Property companies report surge of inquiries in wake of Sheikh Khalifa's announcement of water and electricity infrastructure upgrades
Dh5.7bn investment boosts businesses
DUBAI // Within minutes of the news, the phones began ringing in the offices of property companies in Sharjah and Ajman. For the first time since the global financial crisis erupted more than two years ago, people suddenly wanted to buy, they wanted to lease, they wanted to rent.
It was clear that the President's announcement on Tuesday of Dh5.7 billion of investment in electricity and water infrastructure in the northern emirates had provided an immediate and welcome boost to the local economy.
Khalid al Fardan, a property agent in Sharjah, reported 30 calls from prospective buyers yesterday. Of those, 17 had come to view the properties by noon. More were expected yesterday evening.
"We can't talk of rising prices now," he said. "All we can say is the real estate business has regained its bright future in the northern emirates."
Ali al Janahi, the managing director of Delmon Real Estate in Ajman, said: "We had several calls on Wednesday from people who want to buy, lease or rent property," said. "Many have regained confidence in the emirate, and for us as real estate dealers, we're just hopeful that our business is going to pick up again."
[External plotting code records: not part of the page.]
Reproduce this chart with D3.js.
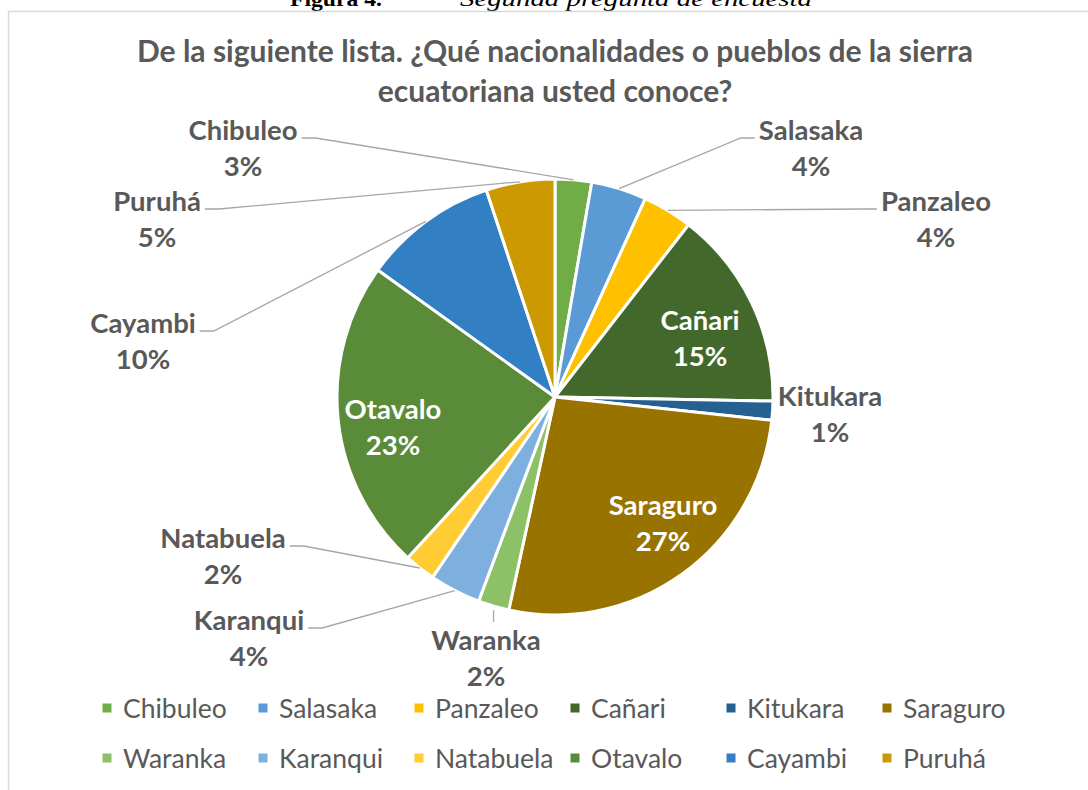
<!DOCTYPE html>
<html>
<head>
<meta charset="utf-8">
<script src="https://cdn.jsdelivr.net/npm/d3@7"></script>
<style>
  body { margin: 0; background: #ffffff; }
  svg { display: block; }
</style>
</head>
<body>
<svg id="chart" width="1088" height="790"></svg>
<script>
// data (share of answers, %)
var pueblos = ["Chibuleo", "Salasaka", "Panzaleo", "Cañari", "Kitukara", "Saraguro",
               "Waranka", "Karanqui", "Natabuela", "Otavalo", "Cayambi", "Puruhá"];
var porcentajes = [2.7, 4.1, 3.7, 14.8, 1.4, 26.7, 2.3, 3.8, 2.3, 23.1, 10.0, 5.1];
var colores = ["#70AD47", "#5B9BD5", "#FFC000", "#43682B", "#266092", "#997300",
               "#8CC168", "#7DB0DE", "#FFCC33", "#5A8B39", "#327FC3", "#CC9900"];
var tituloLineas = ["De la siguiente lista. ¿Qué nacionalidades o pueblos de la sierra",
                    "ecuatoriana usted conoce?"];

// where excel put each data label (centre x, centre y of first line)
// side: which way the leader goes, "in" = white label inside the slice
var etiquetas = {
    "Chibuleo":  {x: 243, y: 130, side: "left"},
    "Salasaka":  {x: 811, y: 130, side: "right"},
    "Panzaleo":  {x: 936, y: 201, side: "right"},
    "Cañari":    {x: 700, y: 320, side: "in"},
    "Kitukara":  {x: 830, y: 396, side: "none"},
    "Saraguro":  {x: 663, y: 505, side: "in"},
    "Waranka":   {x: 486, y: 640, side: "below"},
    "Karanqui":  {x: 249, y: 620, side: "left"},
    "Natabuela": {x: 223, y: 538, side: "left"},
    "Otavalo":   {x: 393, y: 409, side: "in"},
    "Cayambi":   {x: 143, y: 323, side: "left"},
    "Puruhá":    {x: 157, y: 201, side: "left"}
};

var FONT = "Lato, 'Open Sans', sans-serif";
var GRIS = "#595959";

var svg = d3.select("#chart");

var datos = pueblos.map(function (p, i) {
    return {name: p, value: porcentajes[i], color: colores[i]};
});
var total = d3.sum(datos, function (d) { return d.value; });
var fmt = d3.format(".0%");

// caption of the document, cut by the top of the picture
svg.append("text")
    .attr("x", 290).attr("y", 6)
    .attr("font-family", "'Liberation Serif', 'Times New Roman', serif")
    .attr("font-size", 22).attr("font-weight", "bold")
    .attr("fill", "#000")
    .attr("textLength", 92).attr("lengthAdjust", "spacingAndGlyphs")
    .text("Figura 4.");
svg.append("text")
    .attr("x", 460).attr("y", 6)
    .attr("font-family", "'Liberation Serif', 'Times New Roman', serif")
    .attr("font-size", 22).attr("font-style", "italic")
    .attr("fill", "#000")
    .attr("textLength", 352).attr("lengthAdjust", "spacingAndGlyphs")
    .text("Segunda pregunta de encuesta");

// chart area border (only top and left show)
svg.append("path")
    .attr("d", "M8.5,790 L8.5,11.5 L1088,11.5")
    .attr("fill", "none")
    .attr("stroke", "#D9D9D9")
    .attr("stroke-width", 1.5);

// title
svg.append("g").selectAll("text")
    .data(tituloLineas)
    .enter().append("text")
    .attr("x", 555)
    .attr("y", function (d, i) { return 62 + i * 40; })
    .attr("text-anchor", "middle")
    .attr("font-family", FONT)
    .attr("font-size", 30)
    .attr("font-weight", "bold")
    .attr("fill", GRIS)
    .text(function (d) { return d; });

// pie
var cx = 555, cy = 397, radio = 218;
var pie = d3.pie().sort(null).value(function (d) { return d.value; });
var arc = d3.arc().innerRadius(0).outerRadius(radio);
var arcos = pie(datos);

var g = svg.append("g").attr("transform", "translate(" + cx + "," + cy + ")");

g.selectAll("path.slice")
    .data(arcos)
    .enter().append("path")
    .attr("class", "slice")
    .attr("d", arc)
    .attr("fill", function (d) { return d.data.color; })
    .attr("stroke", "#fff")
    .attr("stroke-width", 3)
    .attr("stroke-linejoin", "round");

// point on the rim in the middle of a slice
function borde(d) {
    var a = (d.startAngle + d.endAngle) / 2;
    return [cx + radio * Math.sin(a), cy - radio * Math.cos(a)];
}

var capa = svg.append("g");

arcos.forEach(function (d) {
    var e = etiquetas[d.data.name];
    var dentro = e.side === "in";
    var t = capa.append("text")
        .attr("text-anchor", "middle")
        .attr("font-family", FONT)
        .attr("font-size", 27.5)
        .attr("font-weight", "bold")
        .attr("fill", dentro ? "#fff" : GRIS);
    t.append("tspan").attr("x", e.x).attr("y", e.y + 9.5).text(d.data.name);
    t.append("tspan").attr("x", e.x).attr("y", e.y + 45.5).text(fmt(d.data.value / total));

    if (e.side === "left" || e.side === "right") {
        var w = t.select("tspan").node().getComputedTextLength();
        var p = borde(d);
        var sx, ex;
        if (e.side === "left") {
            sx = e.x + w / 2 + 4; ex = sx + 14;
        } else {
            sx = e.x - w / 2 - 4; ex = sx - 14;
        }
        var sy = e.y + 8;
        capa.append("path")
            .attr("d", d3.line()([[sx, sy], [ex, sy], p]))
            .attr("fill", "none")
            .attr("stroke", "#A6A6A6")
            .attr("stroke-width", 1.3);
    } else if (e.side === "below") {
        var q = borde(d);
        capa.append("path")
            .attr("d", d3.line()([[q[0], e.y - 18], [q[0], q[1] + 4]]))
            .attr("fill", "none")
            .attr("stroke", "#A6A6A6")
            .attr("stroke-width", 1.3);
    }
});

// legend, 6 columns x 2 rows
var colX = d3.scalePoint().domain(d3.range(6)).range([107, 887]);
var filaY = d3.scalePoint().domain([0, 1]).range([708, 758]);

var leyenda = svg.append("g").selectAll("g")
    .data(datos)
    .enter().append("g")
    .attr("transform", function (d, i) {
        return "translate(" + colX(i % 6) + "," + filaY(Math.floor(i / 6)) + ")";
    });
leyenda.append("rect")
    .attr("x", -4.5).attr("y", -4.5)
    .attr("width", 9).attr("height", 9)
    .attr("fill", function (d) { return d.color; });
leyenda.append("text")
    .attr("x", 16).attr("y", 9.5)
    .attr("font-family", FONT)
    .attr("font-size", 26.5)
    .attr("fill", GRIS)
    .text(function (d) { return d.name; });
</script>
</body>
</html>
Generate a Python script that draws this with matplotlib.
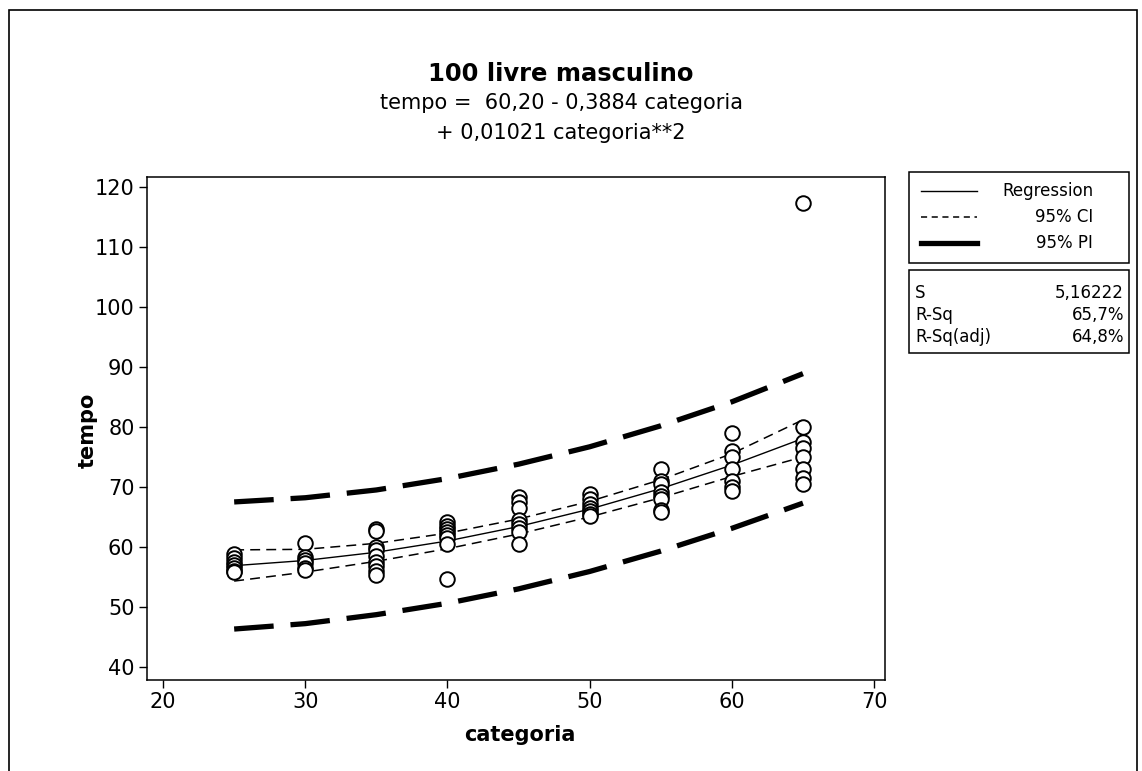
import matplotlib
matplotlib.use("Agg")
import matplotlib.pyplot as plt
from matplotlib.lines import Line2D
from matplotlib.patches import Rectangle

plt.rcParams['font.family'] = ['DejaVu Sans']

# ---- data ----
categories = [25, 30, 35, 40, 45, 50, 55, 60, 65]
fit = [56.87, 57.74, 59.11, 60.99, 63.40, 66.30, 69.72, 73.65, 78.09]
ci_low = [54.3, 55.8, 57.6, 59.7, 62.15, 65.0, 68.2, 71.75, 75.0]
ci_high = [59.5, 59.6, 60.6, 62.3, 64.65, 67.6, 71.2, 75.55, 81.2]
pi_low = [46.3, 47.2, 48.7, 50.6, 53.0, 55.9, 59.3, 63.1, 67.3]
pi_high = [67.5, 68.2, 69.5, 71.4, 73.8, 76.7, 80.2, 84.2, 88.9]

obs_25 = [58.8, 58.2, 57.5, 57.0, 56.5, 56.0, 55.8]
obs_30 = [60.7, 58.3, 57.8, 57.3, 56.5, 56.2]
obs_35 = [63.0, 62.6, 60.0, 59.5, 58.5, 57.5, 56.8, 56.0, 55.3]
obs_40 = [64.2, 63.5, 63.0, 62.5, 62.0, 61.5, 60.5, 54.7]
obs_45 = [68.3, 67.5, 66.5, 64.5, 63.8, 63.2, 62.5, 60.5]
obs_50 = [68.8, 68.0, 67.2, 66.5, 66.0, 65.5, 65.2]
obs_55 = [73.0, 71.0, 70.5, 69.2, 68.5, 68.0, 66.2, 65.8]
obs_60 = [79.0, 76.0, 75.0, 73.0, 71.0, 70.0, 69.3]
obs_65 = [117.3, 80.0, 77.5, 76.5, 75.0, 73.0, 71.5, 70.5]
observations = {25: obs_25, 30: obs_30, 35: obs_35, 40: obs_40, 45: obs_45,
                50: obs_50, 55: obs_55, 60: obs_60, 65: obs_65}

x_ticks = [20, 30, 40, 50, 60, 70]
y_ticks = [40, 50, 60, 70, 80, 90, 100, 110, 120]

title = "100 livre masculino"
eq_line1 = "tempo =  60,20 - 0,3884 categoria"
eq_line2 = "+ 0,01021 categoria**2"
legend_labels = ["Regression", "95% CI", "95% PI"]
stat_names = ["S", "R-Sq", "R-Sq(adj)"]
stat_values = ["5,16222", "65,7%", "64,8%"]

W, H = 1142, 771
fig = plt.figure(figsize=(W / 100, H / 100), dpi=100)

def fx(px):
    return px / W

def fy(py):
    return 1 - py / H

# outer frame (bottom edge lies outside the picture, as in the scan)
fig.patches.append(Rectangle((fx(9), fy(780)), fx(1137) - fx(9), fy(10) - fy(780),
                             transform=fig.transFigure, fill=False, lw=1.2, ec='black',
                             clip_on=False))

ax = fig.add_axes([fx(147), fy(680), fx(885) - fx(147), fy(177) - fy(680)])

xs_sc, ys_sc = [], []
for c in categories:
    for v in observations[c]:
        xs_sc.append(c)
        ys_sc.append(v)
ax.scatter(xs_sc, ys_sc, s=110, facecolors='white', edgecolors='black', linewidths=1.4, zorder=3)

ax.plot(categories, fit, color='black', lw=1.0, zorder=2)
ax.plot(categories, ci_low, color='black', lw=1.1, dashes=(6.5, 4), zorder=2)
ax.plot(categories, ci_high, color='black', lw=1.1, dashes=(6.5, 4), zorder=2)
ax.plot(categories, pi_low, color='black', lw=3.8, dashes=(7.5, 3.2), zorder=2)
ax.plot(categories, pi_high, color='black', lw=3.8, dashes=(7.5, 3.2), zorder=2)

ax.set_xlim(18.87, 70.77)
ax.set_ylim(37.8, 121.7)
ax.set_xticks(x_ticks)
ax.set_yticks(y_ticks)
ax.tick_params(direction='out', length=6, width=1, labelsize=15, pad=3)
for s in ax.spines.values():
    s.set_linewidth(1.1)

fig.text(fx(88), fy(430), "tempo", rotation=90, ha='center', va='center',
         fontsize=15, fontweight='bold')
fig.text(fx(520), fy(735), "categoria", ha='center', va='center',
         fontsize=15, fontweight='bold')

fig.text(fx(561), fy(74), title, ha='center', va='center', fontsize=17.5, fontweight='bold')
fig.text(fx(561), fy(103), eq_line1, ha='center', va='center', fontsize=15)
fig.text(fx(561), fy(133), eq_line2, ha='center', va='center', fontsize=15)

# legend box
fig.patches.append(Rectangle((fx(909), fy(263)), fx(1129) - fx(909), fy(172) - fy(263),
                             transform=fig.transFigure, fill=False, lw=1.1, ec='black'))
leg_styles = [dict(lw=1.0), dict(lw=1.1, dashes=(4, 3)), dict(lw=3.8)]
leg_y = [191, 217, 243]
for lab, st, yy in zip(legend_labels, leg_styles, leg_y):
    fig.add_artist(Line2D([fx(921), fx(977)], [fy(yy), fy(yy)], color='black',
                          transform=fig.transFigure, **st))
    fig.text(fx(1093), fy(yy), lab, ha='right', va='center', fontsize=12)

# stats box
fig.patches.append(Rectangle((fx(909), fy(353)), fx(1129) - fx(909), fy(270) - fy(353),
                             transform=fig.transFigure, fill=False, lw=1.1, ec='black'))
st_y = [293, 315, 337]
for n, v, yy in zip(stat_names, stat_values, st_y):
    fig.text(fx(915), fy(yy), n, ha='left', va='center', fontsize=12)
    fig.text(fx(1124), fy(yy), v, ha='right', va='center', fontsize=12)

fig.savefig("out.png", dpi=100)
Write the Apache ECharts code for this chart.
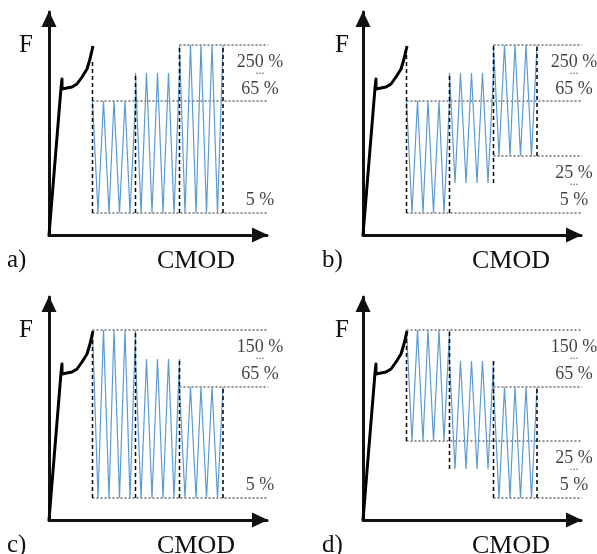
<!DOCTYPE html>
<html lang="en">
<head>
<meta charset="UTF-8">
<title>CMOD cycles</title>
<script src="https://cdn.jsdelivr.net/npm/echarts@6/dist/echarts.min.js"></script>
<style>
  html, body { margin: 0; padding: 0; background: #fff; }
  #chart { width: 597px; height: 554px; }
</style>
</head>
<body>
<div id="chart"></div>
<script>
// F-CMOD curve up to the start of cycling (same in all panels)
var curveX = [0, 12, 13, 13, 18, 23, 28, 33, 38, 41, 44];
var curveY = [0, 147, 156, 146, 147, 148, 151, 158, 166, 176, 189];
// turning points of the cycling, 3 blocks of 4 cycles
var turnX = [43.5, 49, 54.5, 60, 65, 70.5, 76, 81, 86.5,
             92, 97.5, 103, 108.5, 114, 119.5, 125, 130.5,
             136, 141.5, 147, 152, 157.5, 163, 168.5, 174];
var panelNames = ['a)', 'b)', 'c)', 'd)'];
// upper / lower load level of each block, per panel
var blockTop = [[134, 162, 190], [134, 162, 190], [190, 161, 133], [190, 159, 133]];
var blockLow = [[22, 22, 22], [22, 52, 79], [22, 22, 22], [79, 51, 22]];
var firstDashTop = [174, 183, 190, 190];
// dotted level lines: [level, start]
var refA = [[190, 130.5], [134, 43.5], [22, 43.5]];
var refB = [[190, 130.5], [134, 43.5], [79, 130.5], [22, 43.5]];
var refC = [[190, 43.5], [133, 130.5], [22, 43.5]];
var refD = [[190, 43.5], [133, 130.5], [79, 43.5], [22, 130.5]];
var refEnd = 223;
// level labels
var labelsA = ['250 %', '...', '65 %', '5 %'];
var labelsB = ['250 %', '...', '65 %', '25 %', '...', '5 %'];
var labelsC = ['150 %', '...', '65 %', '5 %'];
var labelsD = ['150 %', '...', '65 %', '25 %', '...', '5 %'];
var labelYShort = [173, 164, 146, 35];
var labelYLong = [173, 164, 146, 62, 53, 35];
var labelX = 211;

var refs = [refA, refB, refC, refD];
var labels = [labelsA, labelsB, labelsC, labelsD];

var SERIF = 'Liberation Serif';
var chart = echarts.init(document.getElementById('chart'));

var gridPos = [
  { left: 49, top: 12 }, { left: 363, top: 12 },
  { left: 49, top: 297 }, { left: 363, top: 297 }
];

var grids = [], xAxes = [], yAxes = [], series = [], titles = [];

function axisLine() {
  return {
    show: true,
    symbol: ['none', 'triangle'],
    symbolSize: [15, 16],
    symbolOffset: [0, -7],
    lineStyle: { color: '#111', width: 3 }
  };
}

for (var p = 0; p < 4; p++) {
  grids.push({ left: gridPos[p].left, top: gridPos[p].top, width: 218, height: 223 });
  xAxes.push({
    type: 'value', gridIndex: p, min: 0, max: 218,
    axisLine: axisLine(), axisTick: { show: false },
    axisLabel: { show: false }, splitLine: { show: false }
  });
  yAxes.push({
    type: 'value', gridIndex: p, min: 0, max: 223,
    axisLine: axisLine(), axisTick: { show: false },
    axisLabel: { show: false }, splitLine: { show: false }
  });

  // black curve
  var curve = [];
  for (var i = 0; i < curveX.length; i++) curve.push([curveX[i], curveY[i]]);
  series.push({
    type: 'line', xAxisIndex: p, yAxisIndex: p, data: curve,
    symbol: 'none', z: 5, clip: false,
    lineStyle: { color: '#000', width: 3, join: 'round' }
  });

  // cycling
  var zz = [];
  for (var b = 0; b < 3; b++) {
    for (var k = 0; k <= 8; k++) {
      zz.push([turnX[b * 8 + k], k % 2 === 0 ? blockTop[p][b] : blockLow[p][b]]);
    }
  }
  series.push({
    type: 'line', xAxisIndex: p, yAxisIndex: p, data: zz,
    symbol: 'none', z: 3, clip: false,
    lineStyle: { color: '#5b9bd5', width: 1.2 }
  });

  // dotted level lines
  var dots = [];
  refs[p].forEach(function (r) {
    dots.push([r[1], r[0]], [refEnd, r[0]], [refEnd, '-']);
  });
  series.push({
    type: 'line', xAxisIndex: p, yAxisIndex: p, data: dots,
    symbol: 'none', z: 2, clip: false, connectNulls: false,
    lineStyle: { color: '#222', width: 1, type: [2, 2] }
  });

  // dashed block borders
  var t = blockTop[p], l = blockLow[p];
  var spans = [
    [l[0], firstDashTop[p]],
    [Math.min(l[0], l[1]), Math.max(t[0], t[1])],
    [Math.min(l[1], l[2]), Math.max(t[1], t[2])],
    [l[2], t[2]]
  ];
  var dash = [];
  for (var j = 0; j < 4; j++) {
    var x = turnX[j * 8];
    dash.push([x, spans[j][0]], [x, spans[j][1]], [x, '-']);
  }
  series.push({
    type: 'line', xAxisIndex: p, yAxisIndex: p, data: dash,
    symbol: 'none', z: 4, clip: false, connectNulls: false,
    lineStyle: { color: '#000', width: 1.5, type: [4, 3] }
  });

  // level labels
  var ly = labels[p].length === 4 ? labelYShort : labelYLong;
  var lab = [];
  labels[p].forEach(function (s, n) {
    var small = s === '...';
    lab.push({
      value: [labelX, ly[n]], name: s,
      label: small ? { fontSize: 12, color: '#333' } : undefined
    });
  });
  series.push({
    type: 'scatter', xAxisIndex: p, yAxisIndex: p, data: lab,
    symbolSize: 0, clip: false, silent: true,
    label: {
      show: true, position: 'inside',
      formatter: function (prm) { return prm.name; },
      fontFamily: SERIF, color: '#111',
      fontSize: 18
    }
  });
}

// F / CMOD / panel letters
var txt = { fontFamily: SERIF, fontSize: 25, fontWeight: 'normal', color: '#111' };
var bigTxt = { fontFamily: SERIF, fontSize: 26, fontWeight: 'normal', color: '#111' };
var fPos = [[19, 33], [335, 33], [19, 318], [335, 318]];
var cmodPos = [[157, 248], [472, 248], [157, 533], [472, 533]];
var namePos = [[7, 248], [322, 248], [7, 533], [322, 533]];
for (var q = 0; q < 4; q++) {
  titles.push({ text: 'F', left: fPos[q][0], top: fPos[q][1], padding: 0, textStyle: txt });
  titles.push({ text: 'CMOD', left: cmodPos[q][0], top: cmodPos[q][1], padding: 0, textStyle: bigTxt });
  titles.push({ text: panelNames[q], left: namePos[q][0], top: namePos[q][1], padding: 0, textStyle: txt });
}

chart.setOption({
  animation: false,
  backgroundColor: '#fff',
  title: titles,
  grid: grids,
  xAxis: xAxes,
  yAxis: yAxes,
  series: series
});
</script>
</body>
</html>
Abubaker Baidha, a businessman in Ajman, bought 14 flats several years ago, before the Federal Electricity and Water Authority (Fewa) announced it would stop supplying power to private and commercial buildings in the emirate.
On Wednesday, Fewa announced it would construct 17 power stations in the northern emirates to deliver power to most of the businesses in the region.
"For about two years, my investment remained idle and the bank kept on calling me," he said.
"Then we agreed to bring a powered generator to supply the building, but before we could get tenants a global financial crisis hit the real estate business, and there were no tenants. Until now, only six of my flats are occupied."
Mr Baidha said yesterday he was optimistic that the new supply of electricity would help him to find tenants willing to pay the rent he believed his investment was worth.
Sheikh Rashid bin Humaid al Nuaimi, the chairman of Ajman Municipality and Planning Directorate, said that about 300 towers in the emirate that have no electricity would benefit from the federally funded infrastructure.
One hundred businesses currently running on generators would now receive power under the initiative.
"This is a big boost to the economy of Ajman," he said.
Ahmad Mohamed al Midfa, the chairman of the Sharjah Chamber of Commerce, said the increased investment in water and electricity projects would encourage further investments in other sectors in the region. "Investment in water and electricity is going to make investments in all the northern emirates much more competitive than before," he said.
Business owners in Sharjah said they had suffered financial losses in the past two summers, as power cuts were commonplace in Sharjah.
"We are grateful to the President and would be grateful to authorities if this money is used well, so that there are no power cuts this summer," said Abu Riyadh, the owner of a car workshop in the Sharjah Industrial 4 area.
"I made about Dh100,000 in losses last summer. That is big money to me, and I don't want it to happen this year."